ISCOS (Trade Unions Institute for Development Co-operation)
- Founded: 1983; 43 years ago
- Type: Non-profit
- Location: Rome, Italy;
- Fields: Human and Worker Rights and Socio-Economic Development
- Key people: Mario Arca (President)
- Website: www.iscos-cisl.org

= ISCOS =

The Istituto Sindacale per la Cooperazione allo Sviluppo (ISCOS; The Trade Unions Institute for Development Co-operation) is an Italian NGO (Non-Governmental Organisation) promoted in 1983 by CISL. The Institute is engaged in the international co-operation programs that implement projects in the fields of human and worker rights and socio-economic development.

One of its main objectives is to promote solidarity among Italian workers and the workers from Developing Countries, in order to achieve peace, democracy and the respect of human rights.
The projects are implemented in some of the poorest countries in the world by ISCOS in partnership with the local trade unions organisations, in order to avoid the negative impact of external models on the local society.

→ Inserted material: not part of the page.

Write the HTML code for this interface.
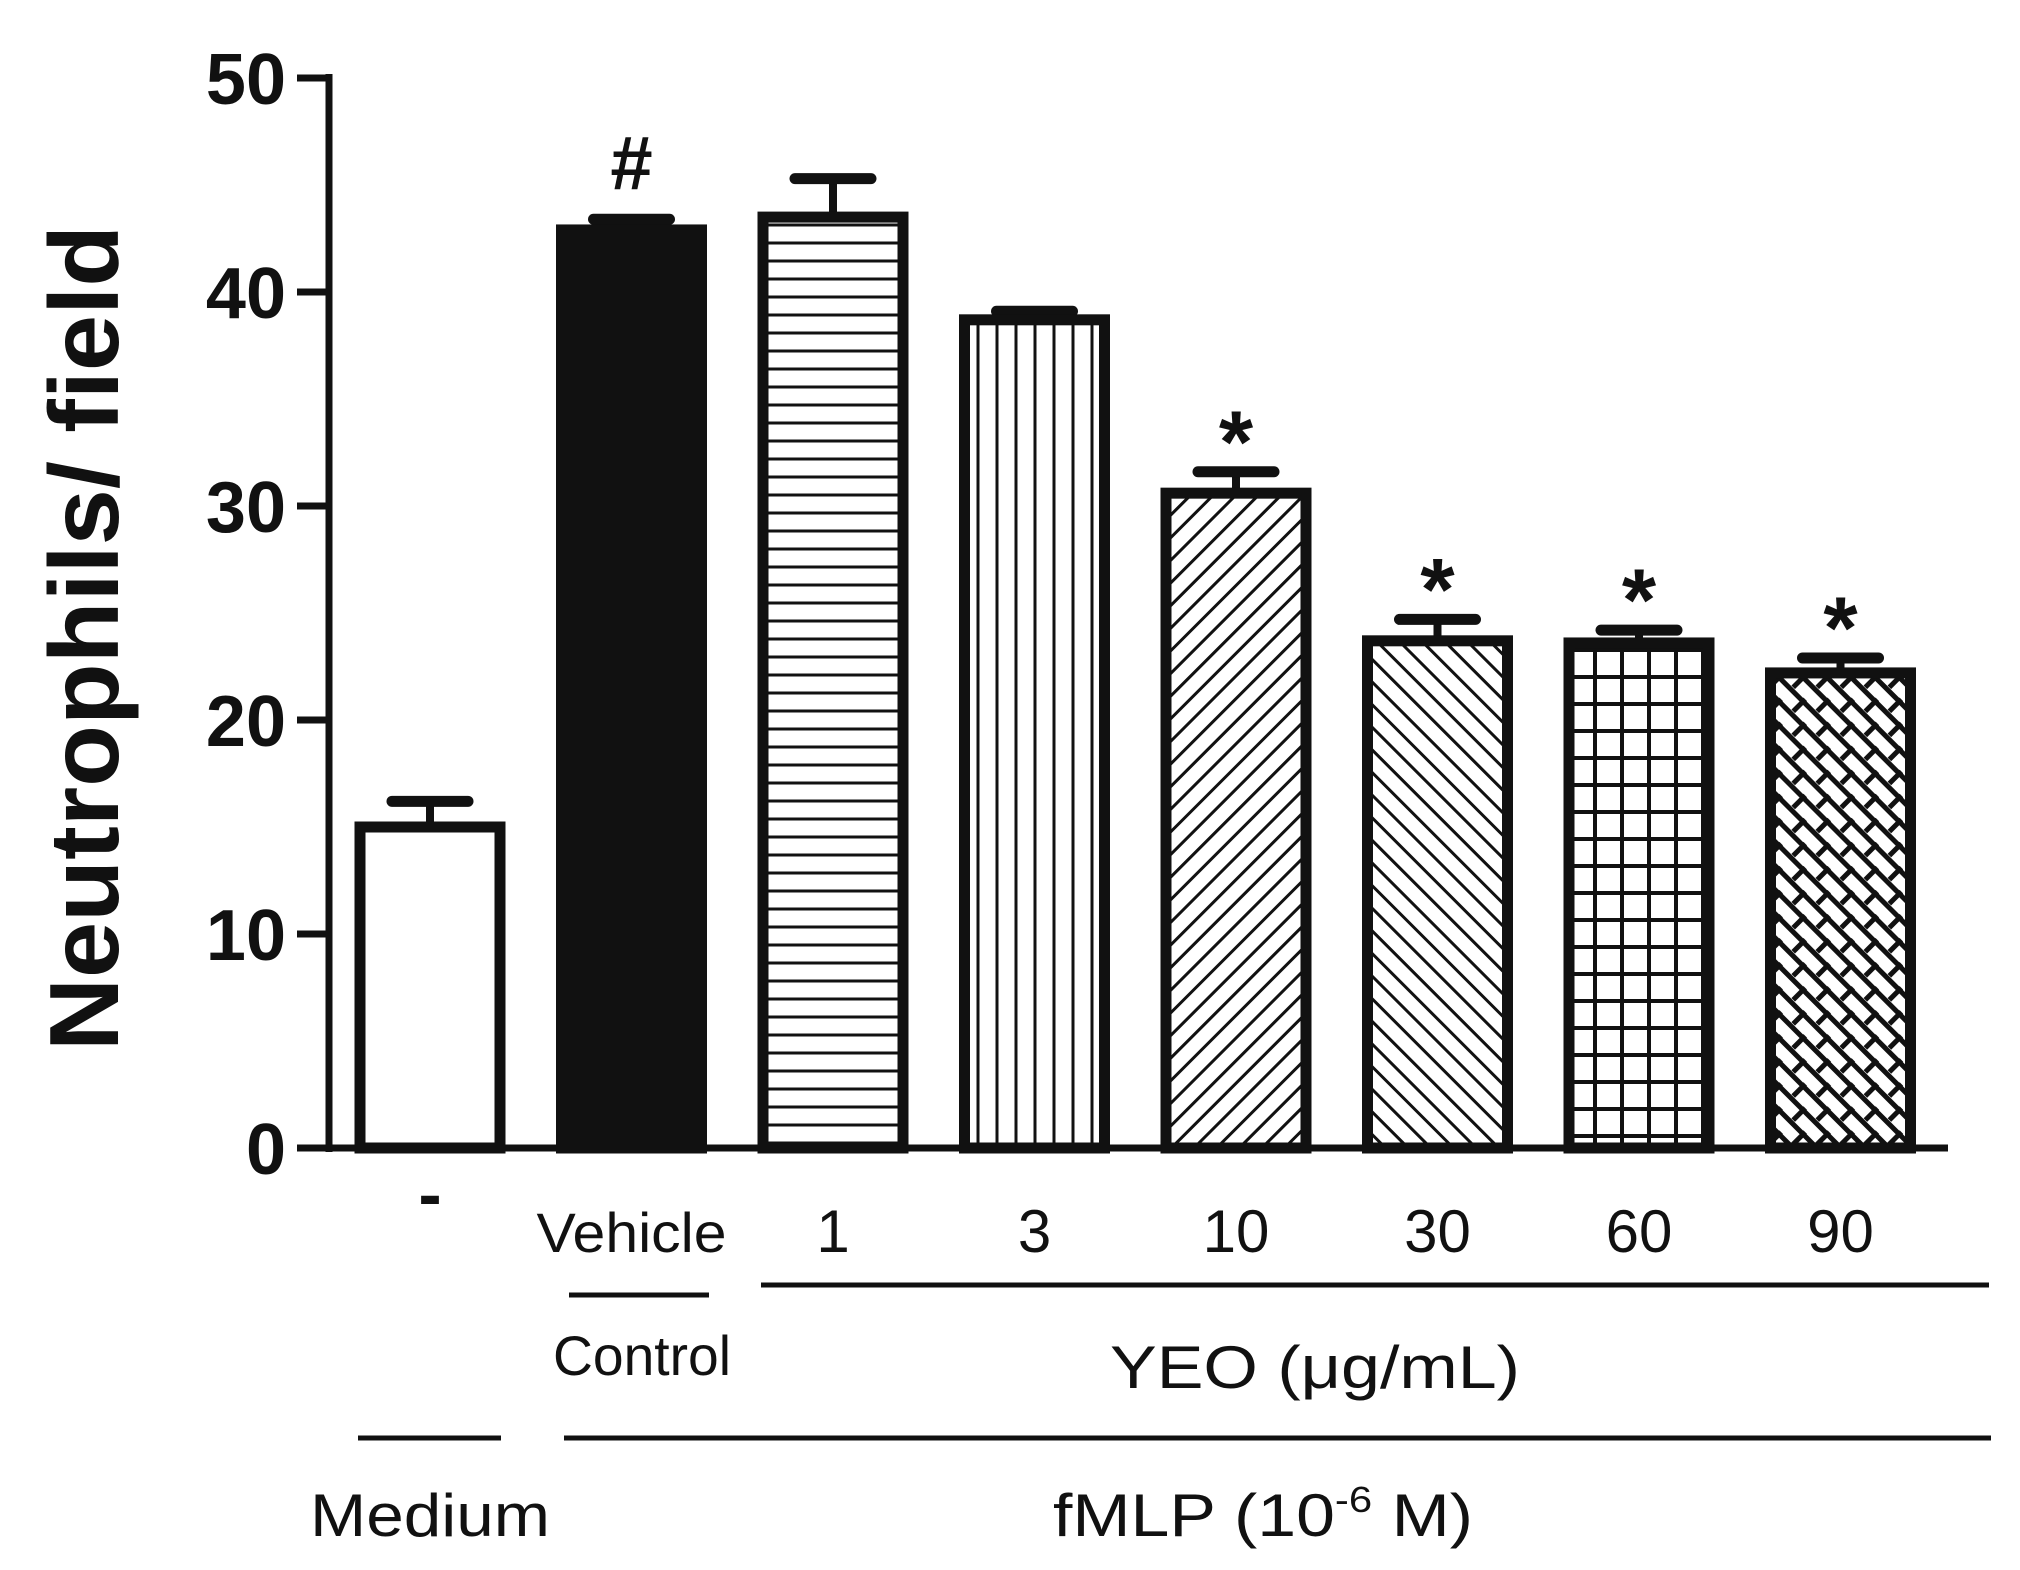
<!DOCTYPE html>
<html><head><meta charset="utf-8"><style>
html,body{margin:0;padding:0;background:#fff}
svg{display:block}
text{font-family:"Liberation Sans",Arial,sans-serif;fill:#111}
</style></head><body>
<svg id="chart" width="2020" height="1570" viewBox="0 0 2020 1570" xmlns="http://www.w3.org/2000/svg">
<defs>
<pattern id="p-h" patternUnits="userSpaceOnUse" width="20" height="18"><rect width="20" height="18" fill="#fff"/><line x1="0" y1="9" x2="20" y2="9" stroke="#111" stroke-width="3"/></pattern>
<pattern id="p-v" patternUnits="userSpaceOnUse" width="19" height="20"><rect width="19" height="20" fill="#fff"/><line x1="9" y1="0" x2="9" y2="20" stroke="#111" stroke-width="3"/></pattern>
<pattern id="p-d1" patternUnits="userSpaceOnUse" width="16" height="16" patternTransform="rotate(45)"><rect width="16" height="16" fill="#fff"/><line x1="8" y1="0" x2="8" y2="16" stroke="#111" stroke-width="3"/></pattern>
<pattern id="p-d2" patternUnits="userSpaceOnUse" width="16" height="16" patternTransform="rotate(-45)"><rect width="16" height="16" fill="#fff"/><line x1="8" y1="0" x2="8" y2="16" stroke="#111" stroke-width="3"/></pattern>
<pattern id="p-g" patternUnits="userSpaceOnUse" width="27" height="27"><rect width="27" height="27" fill="#fff"/><line x1="0" y1="2" x2="27" y2="2" stroke="#111" stroke-width="4"/><line x1="2" y1="0" x2="2" y2="27" stroke="#111" stroke-width="4"/></pattern>
<pattern id="p-x" patternUnits="userSpaceOnUse" width="34" height="34" patternTransform="rotate(45)"><rect width="34" height="34" fill="#fff"/><line x1="0" y1="3" x2="34" y2="3" stroke="#111" stroke-width="5"/><line x1="3" y1="0" x2="3" y2="17" stroke="#111" stroke-width="5"/><line x1="20" y1="17" x2="20" y2="34" stroke="#111" stroke-width="5"/><line x1="0" y1="20" x2="34" y2="20" stroke="#111" stroke-width="5"/></pattern>
</defs>
<g id="bars"></g>
<g id="axes"></g>
<g>
<line x1="569" y1="1295" x2="709" y2="1295" stroke="#111" stroke-width="5"/>
<line x1="761" y1="1285" x2="1989" y2="1285" stroke="#111" stroke-width="5"/>
<line x1="358" y1="1438" x2="501" y2="1438" stroke="#111" stroke-width="5"/>
<line x1="564" y1="1438" x2="1991" y2="1438" stroke="#111" stroke-width="5"/>
<text x="642" y="1375" font-size="56" text-anchor="middle" textLength="178" lengthAdjust="spacingAndGlyphs">Control</text>
<text x="1315" y="1388" font-size="60" text-anchor="middle" textLength="410" lengthAdjust="spacingAndGlyphs">YEO (μg/mL)</text>
<text x="430" y="1536" font-size="60" text-anchor="middle" textLength="240" lengthAdjust="spacingAndGlyphs">Medium</text>
<text x="1263" y="1536" font-size="60" text-anchor="middle" textLength="420" lengthAdjust="spacingAndGlyphs">fMLP (10<tspan dy="-24" font-size="36">-6</tspan><tspan dy="24"> M)</tspan></text>
</g>
</svg>
<script>
const categories = ["-", "Vehicle", "1", "3", "10", "30", "60", "90"];
const values = [15.0, 42.9, 43.5, 38.7, 30.6, 23.7, 23.6, 22.2];
const errors = [1.2, 0.5, 1.8, 0.4, 1.0, 1.0, 0.6, 0.7];
const marks = ["", "#", "", "", "*", "*", "*", "*"];
const fills = ["#fff", "#111", "url(#p-h)", "url(#p-v)", "url(#p-d1)", "url(#p-d2)", "url(#p-g)", "url(#p-x)"];
const yTicks = [0, 10, 20, 30, 40, 50];

const NS = "http://www.w3.org/2000/svg";
const y0 = 1148, yTop = 78, yMax = 50;
function yScale(v){ return y0 - (v / yMax) * (y0 - yTop); }
function xScale(i){ return 430 + i * 201.5; }
const bw = 140;
function mk(tag, attrs, parent){ const e = document.createElementNS(NS, tag); for (const k in attrs) e.setAttribute(k, attrs[k]); parent.appendChild(e); return e; }

const barsG = document.getElementById("bars");
const axesG = document.getElementById("axes");
categories.forEach((c, i) => {
  const cx = xScale(i), top = yScale(values[i]), et = yScale(values[i] + errors[i]);
  const g = mk("g", {}, barsG);
  
  
  const eb = mk("line", {x1: cx, y1: top, x2: cx, y2: et, stroke: "#111", "stroke-width": 8}, g);
  
  
  const cap = mk("line", {x1: cx - 38, y1: et, x2: cx + 38, y2: et, stroke: "#111", "stroke-width": 11, "stroke-linecap": "round"}, g);
  
  
  const r = mk("rect", {x: cx - bw/2, y: top, width: bw, height: y0 - top, fill: fills[i], stroke: "#111", "stroke-width": 11}, g);
  
  
  if (marks[i]) {
    const t = mk("text", {x: cx, y: et - (marks[i] === "#" ? 30 : 0), "font-size": marks[i] === "#" ? 76 : 88, "font-weight": "bold", "text-anchor": "middle"}, g);
    t.textContent = marks[i];
    
    
  }
  const attrs = {x: cx, y: c === "-" ? 1218 : 1252, "font-size": c === "-" ? 70 : (i === 1 ? 56 : 60), "text-anchor": "middle", "font-weight": c === "-" ? "bold" : "normal"};
  if (i === 1) { attrs.textLength = 190; attrs.lengthAdjust = "spacingAndGlyphs"; }
  const lbl = mk("text", attrs, axesG);
  lbl.textContent = c;
  
  
});

const ya = mk("line", {x1: 329, y1: yTop - 4, x2: 329, y2: y0 + 4, stroke: "#111", "stroke-width": 7}, axesG);


const xa = mk("line", {x1: 297, y1: y0, x2: 1948, y2: y0, stroke: "#111", "stroke-width": 7}, axesG);


yTicks.forEach(v => {
  const y = yScale(v);
  const tk = mk("line", {x1: 297, y1: y, x2: 329, y2: y, stroke: "#111", "stroke-width": 7}, axesG);
  
  
  const t = mk("text", {x: 286, y: y + 26, "font-size": 72, "font-weight": "bold", "text-anchor": "end"}, axesG);
  t.textContent = v;
  
  
});
const yt = mk("text", {x: 0, y: 0, "font-size": 98, "font-weight": "bold", "text-anchor": "middle", textLength: 826, lengthAdjust: "spacingAndGlyphs", transform: "translate(118,638) rotate(-90)"}, axesG);
yt.textContent = "Neutrophils/ field";


</script>
</body></html>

Today ISCOS is engaged on two closely linked sides: the activities directly related to international co-operation projects, and the campaign for increasing awareness, in Italy, on the importance of international solidarity. This latter aspect is becoming more important every day since the number of immigrants coming to Italy from developing countries is increasing.

ISCOS is deeply rooted in the Italian local communities, thanks to its structures: which are a National Headquarters and Regional Committees.